### Work required
Copy out exactly the lines from the start of the data to the line containing "plt.rcParams['mathtext.fontset'] = 'stix'". Include both.

-- start --

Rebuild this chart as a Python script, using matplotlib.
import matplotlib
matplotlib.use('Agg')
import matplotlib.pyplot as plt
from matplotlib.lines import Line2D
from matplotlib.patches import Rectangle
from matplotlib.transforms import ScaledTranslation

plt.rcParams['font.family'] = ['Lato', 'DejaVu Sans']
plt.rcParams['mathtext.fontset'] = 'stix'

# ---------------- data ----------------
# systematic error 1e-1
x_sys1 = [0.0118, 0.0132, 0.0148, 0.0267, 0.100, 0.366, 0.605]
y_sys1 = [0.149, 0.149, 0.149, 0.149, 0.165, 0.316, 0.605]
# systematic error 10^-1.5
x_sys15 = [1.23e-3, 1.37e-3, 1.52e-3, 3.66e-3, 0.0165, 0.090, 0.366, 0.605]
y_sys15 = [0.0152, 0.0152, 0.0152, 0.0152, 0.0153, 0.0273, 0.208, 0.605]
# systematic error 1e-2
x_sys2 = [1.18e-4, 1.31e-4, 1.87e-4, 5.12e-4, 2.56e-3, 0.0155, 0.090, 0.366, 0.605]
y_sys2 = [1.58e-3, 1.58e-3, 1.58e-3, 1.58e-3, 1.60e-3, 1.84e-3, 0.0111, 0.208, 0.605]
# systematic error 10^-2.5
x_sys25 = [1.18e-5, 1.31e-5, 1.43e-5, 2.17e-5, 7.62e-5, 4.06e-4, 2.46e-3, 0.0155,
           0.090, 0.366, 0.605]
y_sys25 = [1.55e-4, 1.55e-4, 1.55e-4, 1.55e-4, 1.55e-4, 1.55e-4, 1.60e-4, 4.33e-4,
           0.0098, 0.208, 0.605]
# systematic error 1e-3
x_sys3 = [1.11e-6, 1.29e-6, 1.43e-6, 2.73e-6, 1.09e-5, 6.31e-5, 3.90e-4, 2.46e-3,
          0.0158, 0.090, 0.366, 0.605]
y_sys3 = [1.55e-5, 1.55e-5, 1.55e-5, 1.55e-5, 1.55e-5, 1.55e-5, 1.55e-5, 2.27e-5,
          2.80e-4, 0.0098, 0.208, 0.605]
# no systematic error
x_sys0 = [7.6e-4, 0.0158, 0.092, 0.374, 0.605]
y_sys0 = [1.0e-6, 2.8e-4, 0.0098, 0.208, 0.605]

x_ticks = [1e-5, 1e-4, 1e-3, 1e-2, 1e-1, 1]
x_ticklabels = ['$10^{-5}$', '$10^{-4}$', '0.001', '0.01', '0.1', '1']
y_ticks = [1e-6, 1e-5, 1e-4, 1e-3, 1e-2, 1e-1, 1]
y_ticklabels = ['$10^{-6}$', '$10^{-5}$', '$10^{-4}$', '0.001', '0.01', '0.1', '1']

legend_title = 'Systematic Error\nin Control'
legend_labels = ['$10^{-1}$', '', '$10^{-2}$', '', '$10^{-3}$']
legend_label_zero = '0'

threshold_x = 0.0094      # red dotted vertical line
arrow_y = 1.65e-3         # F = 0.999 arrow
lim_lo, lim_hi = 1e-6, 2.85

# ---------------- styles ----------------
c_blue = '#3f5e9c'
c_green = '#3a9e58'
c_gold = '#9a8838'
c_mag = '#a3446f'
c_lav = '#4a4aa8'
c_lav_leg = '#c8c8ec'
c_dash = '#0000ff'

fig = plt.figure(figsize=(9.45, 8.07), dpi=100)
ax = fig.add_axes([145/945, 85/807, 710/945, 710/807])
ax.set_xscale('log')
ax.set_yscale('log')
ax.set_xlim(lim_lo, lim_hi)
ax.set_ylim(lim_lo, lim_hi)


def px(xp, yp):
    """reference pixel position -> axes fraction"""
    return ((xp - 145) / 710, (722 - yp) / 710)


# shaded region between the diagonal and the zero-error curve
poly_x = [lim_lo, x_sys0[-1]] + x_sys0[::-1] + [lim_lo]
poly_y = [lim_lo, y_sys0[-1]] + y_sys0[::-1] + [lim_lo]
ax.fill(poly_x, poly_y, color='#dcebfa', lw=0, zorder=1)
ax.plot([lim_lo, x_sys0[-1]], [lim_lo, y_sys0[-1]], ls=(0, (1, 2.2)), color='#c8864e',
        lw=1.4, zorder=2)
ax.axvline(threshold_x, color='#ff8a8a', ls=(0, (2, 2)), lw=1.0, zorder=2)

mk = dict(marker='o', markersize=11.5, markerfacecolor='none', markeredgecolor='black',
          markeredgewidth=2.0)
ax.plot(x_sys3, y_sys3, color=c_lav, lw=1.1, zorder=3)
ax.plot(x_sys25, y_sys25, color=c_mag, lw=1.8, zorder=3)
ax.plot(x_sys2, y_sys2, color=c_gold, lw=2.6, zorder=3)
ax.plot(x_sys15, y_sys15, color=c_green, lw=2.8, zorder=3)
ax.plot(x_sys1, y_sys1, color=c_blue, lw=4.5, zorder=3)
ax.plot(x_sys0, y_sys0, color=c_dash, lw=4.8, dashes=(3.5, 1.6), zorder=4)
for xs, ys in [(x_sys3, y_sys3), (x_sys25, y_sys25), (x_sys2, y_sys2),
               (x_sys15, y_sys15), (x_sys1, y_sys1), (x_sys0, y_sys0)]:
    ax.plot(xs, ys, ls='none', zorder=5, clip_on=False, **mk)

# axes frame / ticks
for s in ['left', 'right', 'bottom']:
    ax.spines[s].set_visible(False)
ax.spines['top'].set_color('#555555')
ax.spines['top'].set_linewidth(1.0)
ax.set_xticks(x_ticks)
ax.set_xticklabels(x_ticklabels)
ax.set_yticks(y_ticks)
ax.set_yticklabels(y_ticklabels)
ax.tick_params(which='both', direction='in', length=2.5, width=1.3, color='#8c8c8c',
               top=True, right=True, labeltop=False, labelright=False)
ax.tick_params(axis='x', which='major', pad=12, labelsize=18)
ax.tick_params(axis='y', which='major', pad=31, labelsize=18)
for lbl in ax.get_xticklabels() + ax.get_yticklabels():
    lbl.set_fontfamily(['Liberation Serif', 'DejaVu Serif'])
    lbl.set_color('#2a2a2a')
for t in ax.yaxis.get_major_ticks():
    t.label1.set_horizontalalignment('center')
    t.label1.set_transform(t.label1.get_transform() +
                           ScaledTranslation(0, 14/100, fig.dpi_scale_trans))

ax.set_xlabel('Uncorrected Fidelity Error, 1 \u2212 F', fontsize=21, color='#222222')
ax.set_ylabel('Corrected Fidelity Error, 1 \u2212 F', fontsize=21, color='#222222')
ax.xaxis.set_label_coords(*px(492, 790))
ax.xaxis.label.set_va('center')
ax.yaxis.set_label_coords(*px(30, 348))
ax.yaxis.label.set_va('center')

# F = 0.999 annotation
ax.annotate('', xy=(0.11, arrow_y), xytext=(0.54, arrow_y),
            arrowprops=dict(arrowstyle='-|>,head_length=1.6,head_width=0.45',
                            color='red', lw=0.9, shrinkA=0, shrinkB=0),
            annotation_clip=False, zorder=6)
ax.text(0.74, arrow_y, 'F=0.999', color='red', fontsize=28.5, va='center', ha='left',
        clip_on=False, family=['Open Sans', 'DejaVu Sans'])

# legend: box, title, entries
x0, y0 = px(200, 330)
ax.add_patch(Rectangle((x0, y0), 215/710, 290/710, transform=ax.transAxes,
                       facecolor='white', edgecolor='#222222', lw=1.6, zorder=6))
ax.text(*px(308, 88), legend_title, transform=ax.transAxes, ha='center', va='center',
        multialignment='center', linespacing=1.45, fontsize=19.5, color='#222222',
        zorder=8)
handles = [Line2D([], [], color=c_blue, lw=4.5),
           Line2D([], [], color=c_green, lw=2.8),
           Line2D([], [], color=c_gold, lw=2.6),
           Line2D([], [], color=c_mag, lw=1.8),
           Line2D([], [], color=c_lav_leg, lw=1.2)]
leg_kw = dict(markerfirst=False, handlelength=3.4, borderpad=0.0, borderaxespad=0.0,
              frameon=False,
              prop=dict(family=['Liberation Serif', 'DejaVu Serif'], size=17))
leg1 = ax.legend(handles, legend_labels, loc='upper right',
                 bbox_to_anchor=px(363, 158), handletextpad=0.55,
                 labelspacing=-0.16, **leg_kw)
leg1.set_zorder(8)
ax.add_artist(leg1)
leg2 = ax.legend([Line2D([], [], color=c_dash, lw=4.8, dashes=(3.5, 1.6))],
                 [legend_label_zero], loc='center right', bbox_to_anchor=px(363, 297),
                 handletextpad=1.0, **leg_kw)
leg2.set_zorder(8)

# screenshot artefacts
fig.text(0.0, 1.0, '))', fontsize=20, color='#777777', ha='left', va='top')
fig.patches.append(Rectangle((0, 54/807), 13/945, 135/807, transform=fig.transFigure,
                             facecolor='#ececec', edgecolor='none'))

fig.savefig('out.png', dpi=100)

-- end --

### Answer to the task
Rebuild this chart as a Python script, using matplotlib.
import matplotlib
matplotlib.use('Agg')
import matplotlib.pyplot as plt
from matplotlib.lines import Line2D
from matplotlib.patches import Rectangle
from matplotlib.transforms import ScaledTranslation

plt.rcParams['font.family'] = ['Lato', 'DejaVu Sans']
plt.rcParams['mathtext.fontset'] = 'stix'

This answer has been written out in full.